COLLECTED MATERIAL =
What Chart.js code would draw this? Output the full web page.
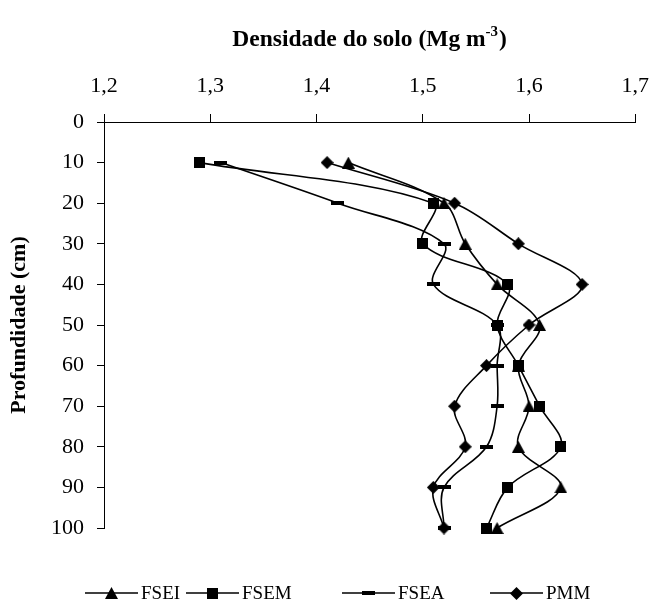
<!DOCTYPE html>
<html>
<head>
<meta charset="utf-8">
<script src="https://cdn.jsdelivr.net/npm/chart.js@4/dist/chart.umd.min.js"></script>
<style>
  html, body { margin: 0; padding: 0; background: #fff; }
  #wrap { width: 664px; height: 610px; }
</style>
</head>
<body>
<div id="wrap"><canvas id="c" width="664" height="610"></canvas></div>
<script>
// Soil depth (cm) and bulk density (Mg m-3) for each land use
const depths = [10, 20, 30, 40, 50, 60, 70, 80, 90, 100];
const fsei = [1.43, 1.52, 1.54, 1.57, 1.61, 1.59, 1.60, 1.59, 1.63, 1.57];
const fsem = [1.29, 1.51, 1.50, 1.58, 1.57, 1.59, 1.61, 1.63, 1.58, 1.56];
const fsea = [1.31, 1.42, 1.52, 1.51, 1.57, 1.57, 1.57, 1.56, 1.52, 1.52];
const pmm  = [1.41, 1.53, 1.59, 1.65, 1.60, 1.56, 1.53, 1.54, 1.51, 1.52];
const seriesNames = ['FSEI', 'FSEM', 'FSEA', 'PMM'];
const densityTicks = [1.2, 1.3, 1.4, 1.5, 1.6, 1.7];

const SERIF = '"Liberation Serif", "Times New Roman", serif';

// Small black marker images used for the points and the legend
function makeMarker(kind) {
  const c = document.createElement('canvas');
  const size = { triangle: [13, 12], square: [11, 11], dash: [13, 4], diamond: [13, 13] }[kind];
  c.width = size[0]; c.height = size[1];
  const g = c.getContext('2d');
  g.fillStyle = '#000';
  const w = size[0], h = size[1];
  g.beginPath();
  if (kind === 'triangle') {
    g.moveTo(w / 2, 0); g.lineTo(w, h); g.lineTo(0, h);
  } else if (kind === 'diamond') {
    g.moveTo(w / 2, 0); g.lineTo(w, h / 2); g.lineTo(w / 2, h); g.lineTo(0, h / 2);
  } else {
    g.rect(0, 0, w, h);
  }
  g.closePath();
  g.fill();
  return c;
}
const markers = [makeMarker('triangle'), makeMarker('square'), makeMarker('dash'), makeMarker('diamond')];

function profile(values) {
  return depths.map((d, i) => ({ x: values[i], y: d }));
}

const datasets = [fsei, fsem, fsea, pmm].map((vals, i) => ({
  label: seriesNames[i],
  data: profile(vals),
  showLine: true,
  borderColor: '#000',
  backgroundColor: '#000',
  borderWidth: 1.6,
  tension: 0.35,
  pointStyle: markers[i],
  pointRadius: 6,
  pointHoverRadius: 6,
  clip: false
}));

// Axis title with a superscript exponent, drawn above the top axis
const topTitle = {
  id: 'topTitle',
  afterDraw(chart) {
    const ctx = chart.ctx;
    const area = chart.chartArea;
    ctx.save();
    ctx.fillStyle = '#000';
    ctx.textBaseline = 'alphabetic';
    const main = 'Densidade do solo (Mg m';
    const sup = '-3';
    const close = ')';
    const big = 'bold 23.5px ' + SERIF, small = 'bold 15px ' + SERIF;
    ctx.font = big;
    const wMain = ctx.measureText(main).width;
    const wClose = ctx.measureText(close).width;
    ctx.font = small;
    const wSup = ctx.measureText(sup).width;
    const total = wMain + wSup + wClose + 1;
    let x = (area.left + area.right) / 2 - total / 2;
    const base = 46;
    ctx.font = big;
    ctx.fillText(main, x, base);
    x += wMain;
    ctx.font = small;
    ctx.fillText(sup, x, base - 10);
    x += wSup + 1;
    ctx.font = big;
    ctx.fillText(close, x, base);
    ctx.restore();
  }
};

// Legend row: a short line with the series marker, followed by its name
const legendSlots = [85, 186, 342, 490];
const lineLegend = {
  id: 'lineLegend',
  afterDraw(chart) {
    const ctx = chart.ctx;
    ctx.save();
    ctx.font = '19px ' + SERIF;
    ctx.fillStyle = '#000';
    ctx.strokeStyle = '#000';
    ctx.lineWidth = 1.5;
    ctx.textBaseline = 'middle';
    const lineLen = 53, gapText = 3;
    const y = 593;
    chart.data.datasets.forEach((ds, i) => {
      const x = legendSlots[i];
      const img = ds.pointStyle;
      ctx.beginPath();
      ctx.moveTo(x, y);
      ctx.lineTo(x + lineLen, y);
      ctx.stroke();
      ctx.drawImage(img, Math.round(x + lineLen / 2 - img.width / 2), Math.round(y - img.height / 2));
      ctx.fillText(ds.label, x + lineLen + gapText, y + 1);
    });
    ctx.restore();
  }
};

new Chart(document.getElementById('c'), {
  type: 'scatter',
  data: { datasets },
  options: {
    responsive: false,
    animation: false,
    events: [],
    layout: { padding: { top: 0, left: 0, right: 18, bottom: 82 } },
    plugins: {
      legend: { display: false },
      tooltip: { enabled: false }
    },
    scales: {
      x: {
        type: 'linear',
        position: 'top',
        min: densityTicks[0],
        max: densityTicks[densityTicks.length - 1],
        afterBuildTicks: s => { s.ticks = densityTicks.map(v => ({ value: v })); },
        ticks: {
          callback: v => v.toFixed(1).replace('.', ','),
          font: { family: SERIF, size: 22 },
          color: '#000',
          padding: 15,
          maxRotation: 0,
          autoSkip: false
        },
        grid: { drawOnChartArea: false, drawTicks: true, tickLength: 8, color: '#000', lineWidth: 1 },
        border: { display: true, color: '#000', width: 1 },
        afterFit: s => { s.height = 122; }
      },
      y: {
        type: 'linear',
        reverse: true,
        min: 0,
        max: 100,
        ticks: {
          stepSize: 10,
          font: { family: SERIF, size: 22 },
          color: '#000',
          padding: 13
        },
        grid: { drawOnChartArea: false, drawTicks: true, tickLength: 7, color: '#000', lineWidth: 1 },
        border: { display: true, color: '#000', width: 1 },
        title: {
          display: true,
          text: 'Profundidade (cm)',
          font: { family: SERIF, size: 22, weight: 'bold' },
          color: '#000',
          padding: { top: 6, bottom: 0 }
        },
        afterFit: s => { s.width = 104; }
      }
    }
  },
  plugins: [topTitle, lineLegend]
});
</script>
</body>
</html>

TASK INSTRUCTIONS =
Copy the material shown above in full and exactly. Skip the pictures.

COMPLETED TASK =
What Chart.js code would draw this? Output the full web page.
<!DOCTYPE html>
<html>
<head>
<meta charset="utf-8">
<script src="https://cdn.jsdelivr.net/npm/chart.js@4/dist/chart.umd.min.js"></script>
<style>
  html, body { margin: 0; padding: 0; background: #fff; }
  #wrap { width: 664px; height: 610px; }
</style>
</head>
<body>
<div id="wrap"><canvas id="c" width="664" height="610"></canvas></div>
<script>
// Soil depth (cm) and bulk density (Mg m-3) for each land use
const depths = [10, 20, 30, 40, 50, 60, 70, 80, 90, 100];
const fsei = [1.43, 1.52, 1.54, 1.57, 1.61, 1.59, 1.60, 1.59, 1.63, 1.57];
const fsem = [1.29, 1.51, 1.50, 1.58, 1.57, 1.59, 1.61, 1.63, 1.58, 1.56];
const fsea = [1.31, 1.42, 1.52, 1.51, 1.57, 1.57, 1.57, 1.56, 1.52, 1.52];
const pmm  = [1.41, 1.53, 1.59, 1.65, 1.60, 1.56, 1.53, 1.54, 1.51, 1.52];
const seriesNames = ['FSEI', 'FSEM', 'FSEA', 'PMM'];
const densityTicks = [1.2, 1.3, 1.4, 1.5, 1.6, 1.7];

const SERIF = '"Liberation Serif", "Times New Roman", serif';

// Small black marker images used for the points and the legend
function makeMarker(kind) {
  const c = document.createElement('canvas');
  const size = { triangle: [13, 12], square: [11, 11], dash: [13, 4], diamond: [13, 13] }[kind];
  c.width = size[0]; c.height = size[1];
  const g = c.getContext('2d');
  g.fillStyle = '#000';
  const w = size[0], h = size[1];
  g.beginPath();
  if (kind === 'triangle') {
    g.moveTo(w / 2, 0); g.lineTo(w, h); g.lineTo(0, h);
  } else if (kind === 'diamond') {
    g.moveTo(w / 2, 0); g.lineTo(w, h / 2); g.lineTo(w / 2, h); g.lineTo(0, h / 2);
  } else {
    g.rect(0, 0, w, h);
  }
  g.closePath();
  g.fill();
  return c;
}
const markers = [makeMarker('triangle'), makeMarker('square'), makeMarker('dash'), makeMarker('diamond')];

function profile(values) {
  return depths.map((d, i) => ({ x: values[i], y: d }));
}

const datasets = [fsei, fsem, fsea, pmm].map((vals, i) => ({
  label: seriesNames[i],
  data: profile(vals),
  showLine: true,
  borderColor: '#000',
  backgroundColor: '#000',
  borderWidth: 1.6,
  tension: 0.35,
  pointStyle: markers[i],
  pointRadius: 6,
  pointHoverRadius: 6,
  clip: false
}));

// Axis title with a superscript exponent, drawn above the top axis
const topTitle = {
  id: 'topTitle',
  afterDraw(chart) {
    const ctx = chart.ctx;
    const area = chart.chartArea;
    ctx.save();
    ctx.fillStyle = '#000';
    ctx.textBaseline = 'alphabetic';
    const main = 'Densidade do solo (Mg m';
    const sup = '-3';
    const close = ')';
    const big = 'bold 23.5px ' + SERIF, small = 'bold 15px ' + SERIF;
    ctx.font = big;
    const wMain = ctx.measureText(main).width;
    const wClose = ctx.measureText(close).width;
    ctx.font = small;
    const wSup = ctx.measureText(sup).width;
    const total = wMain + wSup + wClose + 1;
    let x = (area.left + area.right) / 2 - total / 2;
    const base = 46;
    ctx.font = big;
    ctx.fillText(main, x, base);
    x += wMain;
    ctx.font = small;
    ctx.fillText(sup, x, base - 10);
    x += wSup + 1;
    ctx.font = big;
    ctx.fillText(close, x, base);
    ctx.restore();
  }
};

// Legend row: a short line with the series marker, followed by its name
const legendSlots = [85, 186, 342, 490];
const lineLegend = {
  id: 'lineLegend',
  afterDraw(chart) {
    const ctx = chart.ctx;
    ctx.save();
    ctx.font = '19px ' + SERIF;
    ctx.fillStyle = '#000';
    ctx.strokeStyle = '#000';
    ctx.lineWidth = 1.5;
    ctx.textBaseline = 'middle';
    const lineLen = 53, gapText = 3;
    const y = 593;
    chart.data.datasets.forEach((ds, i) => {
      const x = legendSlots[i];
      const img = ds.pointStyle;
      ctx.beginPath();
      ctx.moveTo(x, y);
      ctx.lineTo(x + lineLen, y);
      ctx.stroke();
      ctx.drawImage(img, Math.round(x + lineLen / 2 - img.width / 2), Math.round(y - img.height / 2));
      ctx.fillText(ds.label, x + lineLen + gapText, y + 1);
    });
    ctx.restore();
  }
};

new Chart(document.getElementById('c'), {
  type: 'scatter',
  data: { datasets },
  options: {
    responsive: false,
    animation: false,
    events: [],
    layout: { padding: { top: 0, left: 0, right: 18, bottom: 82 } },
    plugins: {
      legend: { display: false },
      tooltip: { enabled: false }
    },
    scales: {
      x: {
        type: 'linear',
        position: 'top',
        min: densityTicks[0],
        max: densityTicks[densityTicks.length - 1],
        afterBuildTicks: s => { s.ticks = densityTicks.map(v => ({ value: v })); },
        ticks: {
          callback: v => v.toFixed(1).replace('.', ','),
          font: { family: SERIF, size: 22 },
          color: '#000',
          padding: 15,
          maxRotation: 0,
          autoSkip: false
        },
        grid: { drawOnChartArea: false, drawTicks: true, tickLength: 8, color: '#000', lineWidth: 1 },
        border: { display: true, color: '#000', width: 1 },
        afterFit: s => { s.height = 122; }
      },
      y: {
        type: 'linear',
        reverse: true,
        min: 0,
        max: 100,
        ticks: {
          stepSize: 10,
          font: { family: SERIF, size: 22 },
          color: '#000',
          padding: 13
        },
        grid: { drawOnChartArea: false, drawTicks: true, tickLength: 7, color: '#000', lineWidth: 1 },
        border: { display: true, color: '#000', width: 1 },
        title: {
          display: true,
          text: 'Profundidade (cm)',
          font: { family: SERIF, size: 22, weight: 'bold' },
          color: '#000',
          padding: { top: 6, bottom: 0 }
        },
        afterFit: s => { s.width = 104; }
      }
    }
  },
  plugins: [topTitle, lineLegend]
});
</script>
</body>
</html>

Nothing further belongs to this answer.